$2^n \geq n + 1$, for all $n \geq 1$
So I know that first I should use 1, which I did to make sure step 1 holds. $$2 ^ 1 \geq 1 + 1\\2 \geq 2\\ \mathsf{TRUE}$$
After I figure this out, I know I am then supposed to assume it true for $k$, so I get $2 ^ k \geq k + 1$, but its the whole $k+1$ step that completely looses me. Where would I do from here? I am assuming that I have to get $2 ^ k \geq k + 1$ to equal $2 ^{k+1} \geq k+1 + 1$, but am not sure how to get there.
On
$2^{k+1}=2^k\cdot 2=2^k+2^k\ge(k+1)+1=k+2$ by using induction hypothesis $2^k\ge k+1$ and $2^k\ge 1$
On
You are off to a great start.
So, assuming that $2^k\geq k+1$ then: $$\begin{align}&\quad 2^{k+1} \\[1ex]&= 2(2^k) \\[1ex]&\geq 2(k+1) \tag 1 \\[1ex]&= (k+1)+(k+1)\\[1ex]&\geq (k+1)+1 \tag 2\end{align}$$
Can you justify these steps?
Then you have that $\forall k\geq 1: \Big(\big(2^k\geq k+1\big) ~\implies~\big(2^{k+1}\geq (k+1)+1\big)\Big)$ and $2^1\geq 1+1$ so...
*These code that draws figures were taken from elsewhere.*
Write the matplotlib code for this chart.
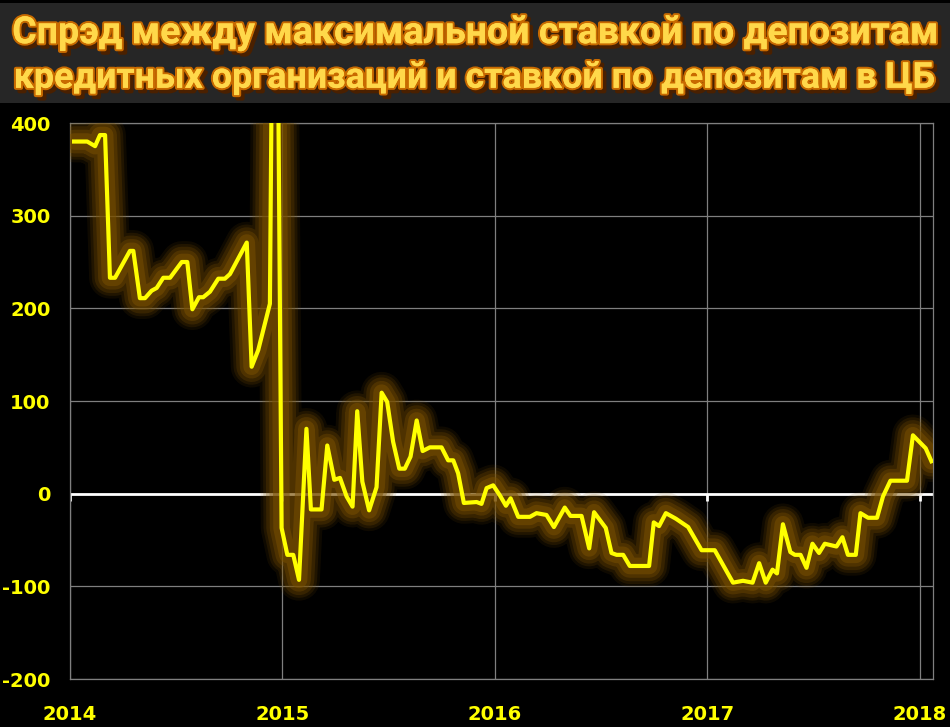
import matplotlib
matplotlib.use("Agg")
import matplotlib.pyplot as plt
import matplotlib.patheffects as pe
from matplotlib.patches import Rectangle

plt.rcParams["axes.unicode_minus"] = False

# time as decimal year, spread in basis points
t = [2014.019, 2014.081, 2014.118, 2014.141, 2014.165, 2014.188, 2014.212, 2014.282,
     2014.298, 2014.329, 2014.353, 2014.384, 2014.408, 2014.439, 2014.471, 2014.526,
     2014.552, 2014.576, 2014.607, 2014.627, 2014.659, 2014.698, 2014.729, 2014.753,
     2014.832, 2014.855, 2014.886, 2014.941, 2014.965, 2014.996, 2015.023, 2015.051,
     2015.078, 2015.113, 2015.134, 2015.184, 2015.211, 2015.244, 2015.271, 2015.302,
     2015.330, 2015.352, 2015.376, 2015.408, 2015.443, 2015.467, 2015.493, 2015.521,
     2015.550, 2015.576, 2015.603, 2015.632, 2015.660, 2015.694, 2015.749, 2015.780,
     2015.804, 2015.827, 2015.854, 2015.914, 2015.937, 2015.961, 2015.992, 2016.024,
     2016.052, 2016.074, 2016.110, 2016.165, 2016.196, 2016.243, 2016.278, 2016.329,
     2016.356, 2016.408, 2016.444, 2016.467, 2016.522, 2016.549, 2016.573, 2016.604,
     2016.635, 2016.726, 2016.748, 2016.773, 2016.805, 2016.852, 2016.910, 2016.973,
     2017.035, 2017.121, 2017.168, 2017.213, 2017.244, 2017.275, 2017.307, 2017.328,
     2017.356, 2017.391, 2017.412, 2017.439, 2017.467, 2017.495, 2017.526, 2017.553,
     2017.608, 2017.636, 2017.662, 2017.699, 2017.721, 2017.757, 2017.799, 2017.827,
     2017.862, 2017.940, 2017.968, 2018.028, 2018.055]
spread = [380, 380, 375, 387, 387, 233, 233, 262,
          262, 211, 211, 219, 222, 233, 233, 250,
          250, 199, 212, 212, 218, 232, 232, 237,
          271, 137, 155, 205, 900, -37, -66, -66,
          -93, 70, -17, -17, 52, 15, 17, -3,
          -14, 89, 13, -18, 7, 109, 99, 56,
          27, 27, 40, 79, 46, 50, 50, 36,
          36, 22, -10, -9, -11, 6, 9, -2,
          -13, -5, -25, -25, -21, -23, -36, -15,
          -24, -24, -59, -20, -37, -64, -66, -66,
          -78, -78, -31, -35, -21, -27, -36, -61,
          -61, -96, -94, -96, -75, -96, -82, -86,
          -33, -63, -66, -66, -80, -54, -64, -54,
          -57, -47, -66, -66, -21, -26, -26, -3,
          14, 14, 63, 49, 35]

years = [2014, 2015, 2016, 2017, 2018]
yticks = [-200, -100, 0, 100, 200, 300, 400]
title1 = "Спрэд между максимальной ставкой по депозитам"
title2 = "кредитных организаций и ставкой по депозитам в ЦБ"

fig = plt.figure(figsize=(9.5, 7.27), dpi=100, facecolor="black")
fig.patches.append(Rectangle((0, 0.858), 1, 0.138, transform=fig.transFigure,
                             facecolor="#262626", edgecolor="none", zorder=0))

ax = fig.add_axes([0.0737, 0.066, 0.9083, 0.7648])
ax.set_facecolor("black")

# glow under the line
for lw, a in [(30, 0.12), (26, 0.18), (22, 0.25), (17, 0.35), (12, 0.5)]:
    ax.plot(t, spread, color="#7a5000", lw=lw, alpha=a, solid_joinstyle="round",
            solid_capstyle="round", zorder=3)
ax.plot(t, spread, color="#ffff00", lw=3, zorder=4, solid_joinstyle="round")

ax.axhline(0, color="white", lw=2, zorder=2)
ax.vlines(years, -8, 0, color="white", lw=2, zorder=2)

ax.set_xlim(2014, 2018.062)
ax.set_ylim(-200, 400)
ax.set_xticks(years)
ax.set_yticks(yticks)
ax.grid(True, color="#7f7f7f", lw=0.9)
ax.set_axisbelow(True)
for s in ax.spines.values():
    s.set_color("#7f7f7f")
    s.set_linewidth(0.9)
ax.tick_params(length=0, colors="#ffff00", labelsize=14)
ax.tick_params(axis="y", pad=14)
ax.tick_params(axis="x", pad=19)
for lab in ax.get_xticklabels() + ax.get_yticklabels():
    lab.set_fontweight("bold")

effects = [pe.SimpleLineShadow(offset=(2.5, -2.5), shadow_color="#4a2000", alpha=1, linewidth=3),
           pe.withStroke(linewidth=3, foreground="#c86a00"),
           pe.Normal()]
for y, txt, fs in [(0.955, title1, 27), (0.893, title2, 25.8)]:
    fig.text(0.5, y, txt, ha="center", va="center", color="#ffd84a",
             fontsize=fs, fontweight="bold", family=["Roboto", "DejaVu Sans"],
             path_effects=effects)

fig.savefig("out.png", dpi=100, facecolor="black")
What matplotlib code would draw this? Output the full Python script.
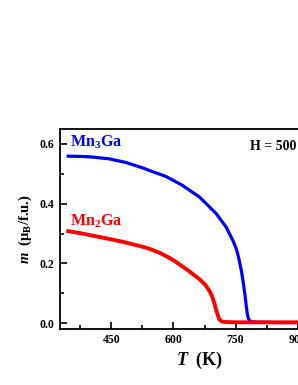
import matplotlib
matplotlib.use("Agg")
import matplotlib.pyplot as plt
import matplotlib.ticker as ticker

# values
t_mn3 = [346, 380, 405, 445, 485, 525, 542, 582, 622, 663, 703, 727, 743, 752, 758,
         764, 769, 773, 776, 778, 781, 785, 795, 808, 850, 900, 950, 1000]
m_mn3 = [0.559, 0.558, 0.556, 0.550, 0.538, 0.520, 0.511, 0.491, 0.461, 0.422, 0.367,
         0.322, 0.278, 0.248, 0.215, 0.175, 0.132, 0.090, 0.055, 0.033, 0.015, 0.007,
         0.004, 0.003, 0.002, 0.002, 0.002, 0.002]

t_mn2 = [346, 380, 405, 445, 485, 525, 542, 566, 590, 606, 635, 663, 677, 687, 694,
         699, 703, 707, 711, 716, 725, 750, 800, 900, 1000]
m_mn2 = [0.308, 0.300, 0.293, 0.282, 0.270, 0.256, 0.249, 0.236, 0.219, 0.205, 0.177,
         0.147, 0.128, 0.108, 0.087, 0.065, 0.045, 0.027, 0.013, 0.006, 0.004, 0.003,
         0.003, 0.003, 0.003]

plt.rcParams['font.family'] = 'Liberation Serif'
plt.rcParams['font.weight'] = 'bold'
plt.rcParams['mathtext.fontset'] = 'custom'
plt.rcParams['mathtext.rm'] = 'Liberation Serif:bold'
plt.rcParams['mathtext.it'] = 'Liberation Serif:italic:bold'
plt.rcParams['mathtext.bf'] = 'Liberation Serif:bold'

fig = plt.figure(figsize=(2.98, 3.85), dpi=100)
ax = fig.add_axes([0.2, 0.145, 0.938, 0.52])

ax.plot(t_mn3, m_mn3, color='#0000ff', lw=2.3)
ax.plot(t_mn2, m_mn2, color='#ff0000', lw=2.8)

ax.set_xlim(325, 1000)
ax.set_ylim(-0.02, 0.65)
ax.xaxis.set_major_locator(ticker.MultipleLocator(150))
ax.xaxis.set_minor_locator(ticker.MultipleLocator(75))
ax.yaxis.set_major_locator(ticker.MultipleLocator(0.2))
ax.yaxis.set_minor_locator(ticker.MultipleLocator(0.1))
ax.yaxis.set_major_formatter(ticker.FormatStrFormatter('%.1f'))
ax.tick_params(which='both', direction='in', labelsize=8.5, width=1.2)
ax.tick_params(which='major', length=5)
ax.tick_params(which='minor', length=3)
for lab in ax.get_xticklabels() + ax.get_yticklabels():
    lab.set_fontweight('bold')
for s in ax.spines.values():
    s.set_linewidth(1.3)

ax.set_xlabel(r'$T$  (K)', fontsize=13, fontweight='bold', labelpad=3)
ax.set_ylabel(r'$m$  (μ$_\mathrm{B}$/f.u.)', fontsize=10.5, fontweight='bold', labelpad=4)

ax.text(351, 0.592, r'Mn$_\mathrm{3}$Ga', color='#0000ff', fontsize=11.5, fontweight='bold')
ax.text(351, 0.325, r'Mn$_\mathrm{2}$Ga', color='#ff0000', fontsize=11.5, fontweight='bold')
ax.text(784, 0.58, 'H = 500 Oe', fontsize=10, fontweight='bold')

fig.savefig('out.png', dpi=100)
You want to show that $2^{k+1}\geq(k+1)+1$ using the induction hypothesis. This hypothesis concerns $2^k$, so you will want to make this term appear from $2^{k+1}$. Just remark that $2^{k+1}=2\cdot2^{k}$. Hence, using the induction hypothesis, you can infer $$ 2^{k+1}=2\cdot2^{k}\geq2\cdot(k+1)=2k+2\geq k+2=(k+1)+1 $$ which is what you wanted.